Items (i) to (iv) indicate that the Malay is racially conscious and highly religion bound. Items (v) to (viii) reveal his racism and religious tendencies. They in turn at least partially explain the favourite Malay ideology 'untuk agama, bangsa dan negara'.

They have also been personified by the ketuanan Melayu entity, and giving rise to the Perkasa movement.

Doubters to this contention might wish to counter check: Are ketuanan Melayu and Perkasa not ethnocentric? They are for championing 'Malay rights' when the constitution says it's only Malay 'special privileges'.

They are also non-scientific for championing Islam, or at least the government-approved version of Islam: Sunni sect, Imam Shafie line, and until recently, Islam Hadhari variety.

Who then are ketuanan Melayu members? To me, the ketuanan Melayu entity comprises those who generally harbour the eight features just mentioned above. As individuals they are:

i) The ruling party members, especially Umno leaders;

ii) The civil servants running the government machinery;

iii) The officers and personnel running government agencies like the police, military, customs, immigration, etc.;

iv) The ulama whose job is to protect and propagate Islam;

v) Political chiefs aspiring to get to the top of the party ladder.

It's eerie to think the obvious - that this list would net almost the entire educated, urban, middle class, Malay population. And they are the embodiment of the Malay problem!

In other words, the root, core, essence of the Malay problem is the Malay collective culture!

Shameful performance

How has this collective culture been performing as the top leaders and managers of the country? Well, unless I am grossly wrong, you can't create something good out of something rotten. Ketuanan Melayu (i.e. racism and religious fundamentalism) to me is something definitely rotten. So Malay supremacy has been able to create in the last decade or so the following:

a) Bending the laws to suit Malay interests. In this case the constitution has been amended a record 40 times (with 650 individual amendments) since 1957. Compare this with the US that has amended its constitution about 27 times since its founding. Or, Singapore, four times. Racism is institutionalised in this country!

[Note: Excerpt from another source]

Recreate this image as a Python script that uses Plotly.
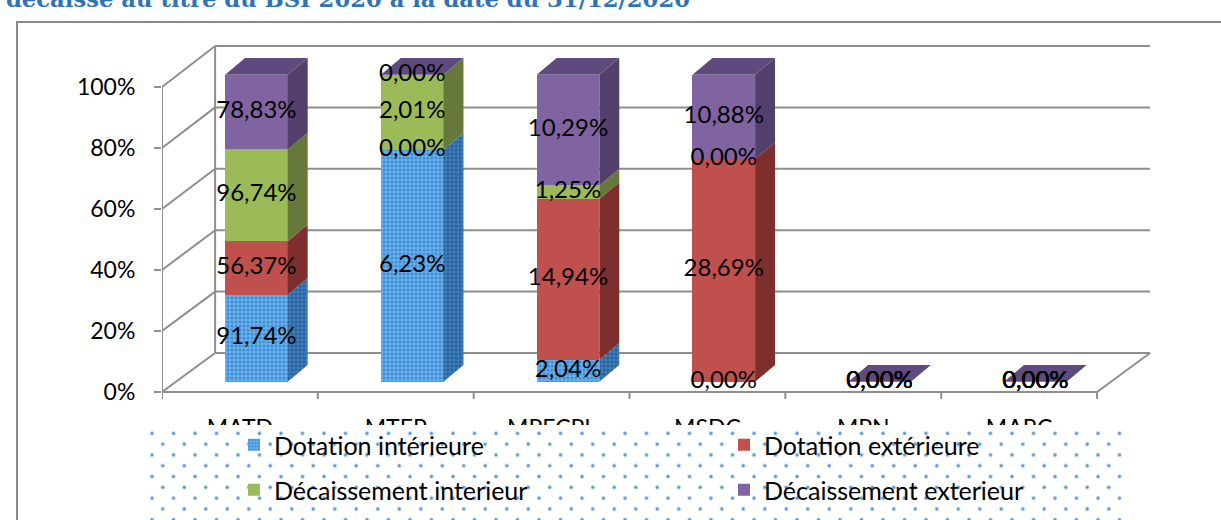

b) Breaking the thin line between Syariah and civil laws. The supremacy of the constitution has been eroded.

c. Breaking down of institutions like the check and balance features of democratic governance. Democracy is all but dead. Have the periodic general elections, and that's it, democracy is observed. Whatever happens in between is another matter altogether.

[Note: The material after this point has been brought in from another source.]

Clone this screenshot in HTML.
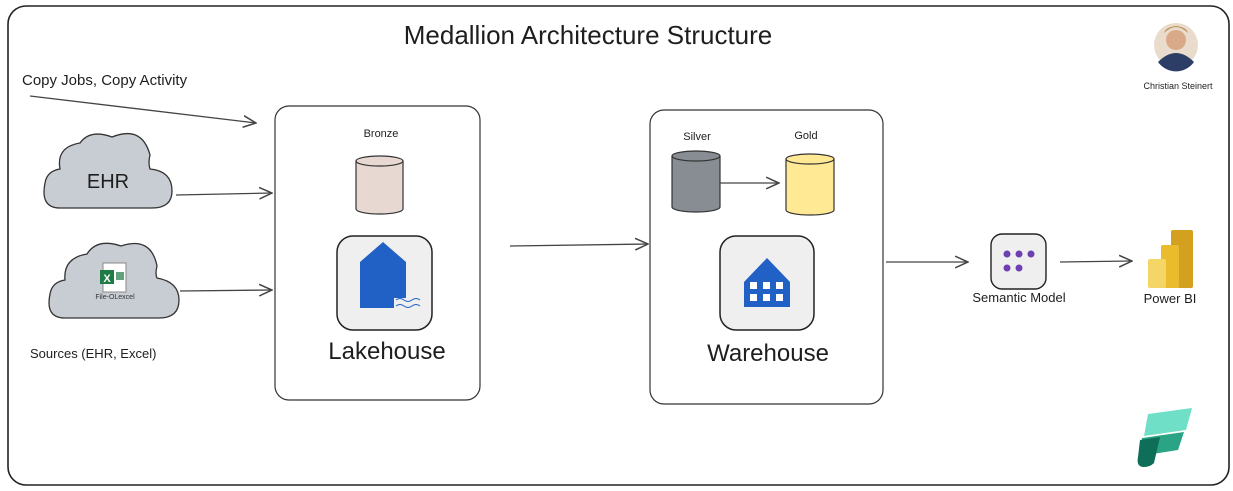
<!DOCTYPE html>
<html><head><meta charset="utf-8"><style>
html,body{margin:0;padding:0;background:#fff;}
svg{display:block;font-family:"Liberation Sans",sans-serif;}
</style></head><body>
<svg width="1233" height="491" viewBox="0 0 1233 491" xmlns="http://www.w3.org/2000/svg">
<defs>
<marker id="a" viewBox="0 0 12 12" refX="11" refY="6" markerWidth="14" markerHeight="14" orient="auto" markerUnits="userSpaceOnUse">
<path d="M0,1 L11,6 L0,11" fill="none" stroke="#444" stroke-width="1.3"/></marker>
</defs>
<rect x="8" y="6" width="1221" height="479" rx="18" fill="#fff" stroke="#222" stroke-width="1.6"/>
<text x="588" y="44" font-size="26" text-anchor="middle" fill="#1e1e1e">Medallion Architecture Structure</text>
<!-- avatar -->
<circle cx="1176" cy="45" r="22" fill="#e9dccd"/>
<circle cx="1176" cy="40" r="10" fill="#d9a98a"/>
<path d="M1164,33 q12,-12 24,0 q-2,-6 -12,-7 q-10,1 -12,7z" fill="#b8874a"/>
<path d="M1158,62 q18,-18 36,0 a22,22 0 0 1 -36,0z" fill="#2c3e66"/>
<text x="1178" y="89" font-size="9" text-anchor="middle" fill="#1e1e1e">Christian Steinert</text>
<text x="22" y="85" font-size="15" fill="#1e1e1e">Copy Jobs, Copy Activity</text>
<line x1="30" y1="96" x2="256" y2="123" stroke="#444" stroke-width="1.3" marker-end="url(#a)"/>
<!-- clouds -->
<path d="M60,208 q-20,0 -15,-25 q2,-12 15,-14 q-4,-22 20,-26 q10,-14 32,-6 q30,-12 38,18 q-2,8 0,14 q22,2 22,22 q0,17 -20,17z" fill="#c8ccd3" stroke="#333" stroke-width="1.3"/>
<text x="108" y="188" font-size="20" text-anchor="middle" fill="#1e1e1e">EHR</text>
<path d="M65,318 q-20,0 -15,-24 q2,-12 15,-14 q-2,-22 22,-26 q10,-16 34,-8 q30,-10 36,20 q-2,8 0,12 q22,4 22,22 q0,18 -20,18z" fill="#c8ccd3" stroke="#333" stroke-width="1.3"/>
<rect x="103" y="263" width="23" height="29" fill="#fff" stroke="#888" stroke-width="1"/>
<rect x="100" y="270" width="14" height="14" fill="#1e7b45"/>
<text x="107" y="282" font-size="11" text-anchor="middle" fill="#fff" font-weight="bold">X</text>
<rect x="116" y="272" width="8" height="8" fill="#1e7b45" opacity=".7"/>
<text x="115" y="299" font-size="7" text-anchor="middle" fill="#333">File-OLexcel</text>
<line x1="176" y1="195" x2="272" y2="193" stroke="#444" stroke-width="1.3" marker-end="url(#a)"/>
<line x1="180" y1="291" x2="272" y2="290" stroke="#444" stroke-width="1.3" marker-end="url(#a)"/>
<text x="30" y="358" font-size="13" fill="#1e1e1e">Sources (EHR, Excel)</text>
<!-- lakehouse -->
<rect x="275" y="106" width="205" height="294" rx="14" fill="#fff" stroke="#333" stroke-width="1.2"/>
<text x="381" y="137" font-size="11" text-anchor="middle" fill="#1e1e1e">Bronze</text>
<path d="M356,161 v48 a23.5,5 0 0 0 47,0 v-48" fill="#e8d8d2" stroke="#333" stroke-width="1.2"/>
<ellipse cx="379.5" cy="161" rx="23.5" ry="5" fill="#e8d8d2" stroke="#333" stroke-width="1.2"/>
<rect x="337" y="236" width="95" height="94" rx="16" fill="#efefef" stroke="#222" stroke-width="1.5"/>
<path d="M360,262 l23,-20 l23,20 v36 h-12 v10 h-34z" fill="#2160c4"/>
<path d="M396,300 q4,-3 8,0 q4,3 8,0 q4,-3 8,0 M396,306 q4,-3 8,0 q4,3 8,0 q4,-3 8,0" fill="none" stroke="#2160c4" stroke-width="1"/>
<text x="387" y="359" font-size="24" text-anchor="middle" fill="#1e1e1e">Lakehouse</text>
<line x1="510" y1="246" x2="648" y2="244" stroke="#444" stroke-width="1.3" marker-end="url(#a)"/>
<!-- warehouse -->
<rect x="650" y="110" width="233" height="294" rx="14" fill="#fff" stroke="#333" stroke-width="1.2"/>
<text x="697" y="140" font-size="11" text-anchor="middle" fill="#1e1e1e">Silver</text>
<text x="806" y="139" font-size="11" text-anchor="middle" fill="#1e1e1e">Gold</text>
<path d="M672,156 v51 a24,5 0 0 0 48,0 v-51" fill="#878d93" stroke="#333" stroke-width="1.2"/>
<ellipse cx="696" cy="156" rx="24" ry="5" fill="#878d93" stroke="#333" stroke-width="1.2"/>
<path d="M786,159 v51 a24,5 0 0 0 48,0 v-51" fill="#ffe994" stroke="#333" stroke-width="1.2"/>
<ellipse cx="810" cy="159" rx="24" ry="5" fill="#ffe994" stroke="#333" stroke-width="1.2"/>
<line x1="720" y1="183" x2="779" y2="183" stroke="#444" stroke-width="1.3" marker-end="url(#a)"/>
<rect x="720" y="236" width="94" height="94" rx="16" fill="#efefef" stroke="#222" stroke-width="1.5"/>
<path d="M744,282 l23,-24 l23,24 v25 h-46z" fill="#2160c4"/>
<g fill="#fff"><rect x="750" y="282" width="7" height="7"/><rect x="763" y="282" width="7" height="7"/><rect x="776" y="282" width="7" height="7"/><rect x="750" y="294" width="7" height="7"/><rect x="763" y="294" width="7" height="7"/><rect x="776" y="294" width="7" height="7"/></g>
<text x="768" y="361" font-size="24" text-anchor="middle" fill="#1e1e1e">Warehouse</text>
<line x1="886" y1="262" x2="968" y2="262" stroke="#444" stroke-width="1.3" marker-end="url(#a)"/>
<!-- semantic model -->
<rect x="991" y="234" width="55" height="55" rx="11" fill="#efefef" stroke="#222" stroke-width="1.4"/>
<g fill="#6d3fb0"><circle cx="1007" cy="254" r="3.5"/><circle cx="1019" cy="254" r="3.5"/><circle cx="1031" cy="254" r="3.5"/><circle cx="1007" cy="268" r="3.5"/><circle cx="1019" cy="268" r="3.5"/></g>
<text x="1019" y="302" font-size="13" text-anchor="middle" fill="#1e1e1e">Semantic Model</text>
<line x1="1060" y1="262" x2="1132" y2="261" stroke="#444" stroke-width="1.3" marker-end="url(#a)"/>
<!-- power bi -->
<rect x="1171" y="230" width="22" height="58" rx="2" fill="#d4a020"/>
<rect x="1161" y="245" width="18" height="43" rx="2" fill="#ebbb2e"/>
<rect x="1148" y="259" width="18" height="29" rx="2" fill="#f5d565"/>
<text x="1170" y="303" font-size="13" text-anchor="middle" fill="#1e1e1e">Power BI</text>
<!-- fabric logo -->
<path d="M1148,414 l44,-6 l-6,22 l-42,6z" fill="#6fe0c7"/>
<path d="M1142,438 l42,-6 l-6,18 l-38,6z" fill="#2aa484"/>
<path d="M1140,440 l20,-3 l-6,26 q-4,4 -10,4 q-8,0 -6,-10z" fill="#0f6e58"/>
</svg>
</body></html>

d) The flagrant use of lies, deceit, hooliganism on the part of the ruling elite against its own people. There is this massive breaking down of individual and public morality.

There are countless thousands of others.

We come back to Dahan's wisdom. Now that we have re-acquainted ourselves with the Malay problem, how do we go about solving it?

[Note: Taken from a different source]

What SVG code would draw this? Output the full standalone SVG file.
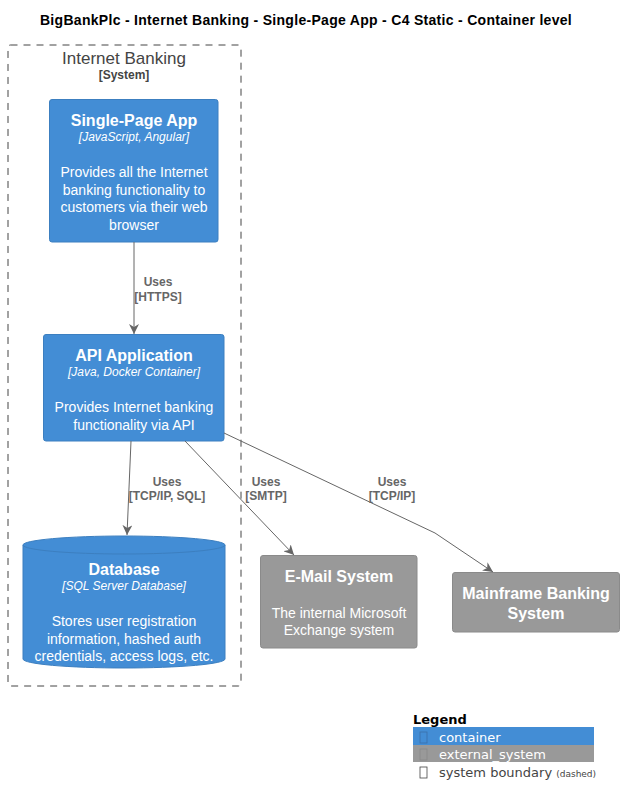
<svg xmlns="http://www.w3.org/2000/svg" width="624" height="806" viewBox="0 0 624 806">
<style>
text{font-family:"Liberation Sans",Arial,sans-serif}
.t{font-size:16px;font-weight:bold;fill:#fff;text-anchor:middle}
.s{font-size:12px;font-style:italic;fill:#fff;text-anchor:middle}
.d{font-size:14px;fill:#fff;text-anchor:middle}
.lbl{font-size:12px;font-weight:bold;fill:#666;text-anchor:middle}
.cont{fill:#438DD5;stroke:#3C7FC0;stroke-width:1}
.ext{fill:#999;stroke:#8A8A8A;stroke-width:1}
.conn{fill:none;stroke:#666;stroke-width:1}
.lg{font-family:"DejaVu Sans",sans-serif}
</style>
<defs>
<marker id="ah" viewBox="0 0 10 10" refX="10" refY="5" markerWidth="10" markerHeight="10" markerUnits="userSpaceOnUse" orient="auto">
<path d="M0,0 L10,5 L0,10 L3,5 Z" fill="#666"/>
</marker>
</defs>
<rect width="624" height="806" fill="#fff"/>
<text x="306" y="25" font-size="14" font-weight="bold" letter-spacing="0.3" text-anchor="middle" fill="#000">BigBankPlc - Internet Banking - Single-Page App - C4 Static - Container level</text>

<g id="boundary">
<rect x="8" y="45" width="233" height="641" rx="2.5" fill="none" stroke="#444" stroke-width="1" stroke-dasharray="7,6"/>
<text x="124" y="64" font-size="17" fill="#444" text-anchor="middle">Internet Banking</text>
<text x="124" y="79" font-size="12" font-weight="bold" fill="#444" text-anchor="middle">[System]</text>
</g>

<g id="spa">
<rect class="cont" x="49.5" y="99.5" width="168.5" height="142.5" rx="2.5"/>
<text class="t" x="134" y="126">Single-Page App</text>
<text class="s" x="134" y="141">[JavaScript, Angular]</text>
<text class="d" x="134" y="177">Provides all the Internet</text>
<text class="d" x="134" y="195">banking functionality to</text>
<text class="d" x="134" y="212">customers via their web</text>
<text class="d" x="134" y="230">browser</text>
</g>

<g id="api">
<rect class="cont" x="43.5" y="334.5" width="180.5" height="106.5" rx="2.5"/>
<text class="t" x="134" y="361">API Application</text>
<text class="s" x="134" y="376">[Java, Docker Container]</text>
<text class="d" x="134" y="412">Provides Internet banking</text>
<text class="d" x="134" y="430">functionality via API</text>
</g>

<g id="database">
<path class="cont" d="M23,545 a101,9 0 0 1 202,0 V659 a101,9 0 0 1 -202,0 Z"/>
<path d="M23,545 a101,9 0 0 0 202,0" fill="none" stroke="#3C7FC0" stroke-width="1"/>
<text class="t" x="124" y="575">Database</text>
<text class="s" x="124" y="590">[SQL Server Database]</text>
<text class="d" x="124" y="626">Stores user registration</text>
<text class="d" x="124" y="644">information, hashed auth</text>
<text class="d" x="124" y="661">credentials, access logs, etc.</text>
</g>

<g id="email">
<rect class="ext" x="260.5" y="555.5" width="156.5" height="92.5" rx="2.5"/>
<text class="t" x="339" y="582">E-Mail System</text>
<text class="d" x="339" y="618">The internal Microsoft</text>
<text class="d" x="339" y="635">Exchange system</text>
</g>

<g id="mainframe">
<rect class="ext" x="452.5" y="572.5" width="167" height="59.5" rx="2.5"/>
<text class="t" x="536" y="599">Mainframe Banking</text>
<text class="t" x="536" y="619">System</text>
</g>

<g id="connectors">
<path class="conn" d="M134,242 L134,334" marker-end="url(#ah)"/>
<text class="lbl" x="158" y="286">Uses</text>
<text class="lbl" x="158" y="301">[HTTPS]</text>
<path class="conn" d="M131,441 L127,535" marker-end="url(#ah)"/>
<text class="lbl" x="167" y="486">Uses</text>
<text class="lbl" x="167" y="500">[TCP/IP, SQL]</text>
<path class="conn" d="M185,441 L294,555" marker-end="url(#ah)"/>
<text class="lbl" x="266" y="486">Uses</text>
<text class="lbl" x="266" y="500">[SMTP]</text>
<path class="conn" d="M224,433 L435,533 L493,572" marker-end="url(#ah)"/>
<text class="lbl" x="392" y="486">Uses</text>
<text class="lbl" x="392" y="500">[TCP/IP]</text>
</g>

<g id="legend">
<text class="lg" x="413" y="724" font-size="13" font-weight="bold" fill="#000">Legend</text>
<rect x="413" y="727" width="181" height="18" fill="#438DD5"/>
<rect x="413" y="745" width="181" height="17" fill="#999"/>
<rect x="420" y="732" width="7" height="11" fill="none" stroke="#3a6fa8" stroke-width="0.8"/>
<rect x="420" y="749" width="7" height="11" fill="none" stroke="#888" stroke-width="0.8"/>
<rect x="420" y="767" width="7" height="11" fill="none" stroke="#444" stroke-width="0.8"/>
<text class="lg" x="439" y="742" font-size="13" fill="#fff">container</text>
<text class="lg" x="439" y="759" font-size="13" fill="#fff">external_system</text>
<text class="lg" x="439" y="777" font-size="13" fill="#444">system boundary <tspan font-size="9">(dashed)</tspan></text>
</g>
</svg>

This is no easy task for the obstacles are enormous. On the one side we have a people under the ketuanan Melayu ambit digging deep into the fortress of race and religion and not at all ashamed to use the political power available at its disposal. To the Malay, the saying that the ends justify the means is enshrined in gold.

The government and ketuanan Melayu are not about to let go easily. They are deep in the quagmire of lies, deceit, corruption, even sin and criminality. Only by them staying in power will they be able to prevent the law from taking its course.

On the other side we have the 21st century world demanding a 21st century open and flexible mind. Some of them are: Technical ability, professionalism, openness, honesty, fairness, justice, morality, transparency, responsibility, accountability and integrity.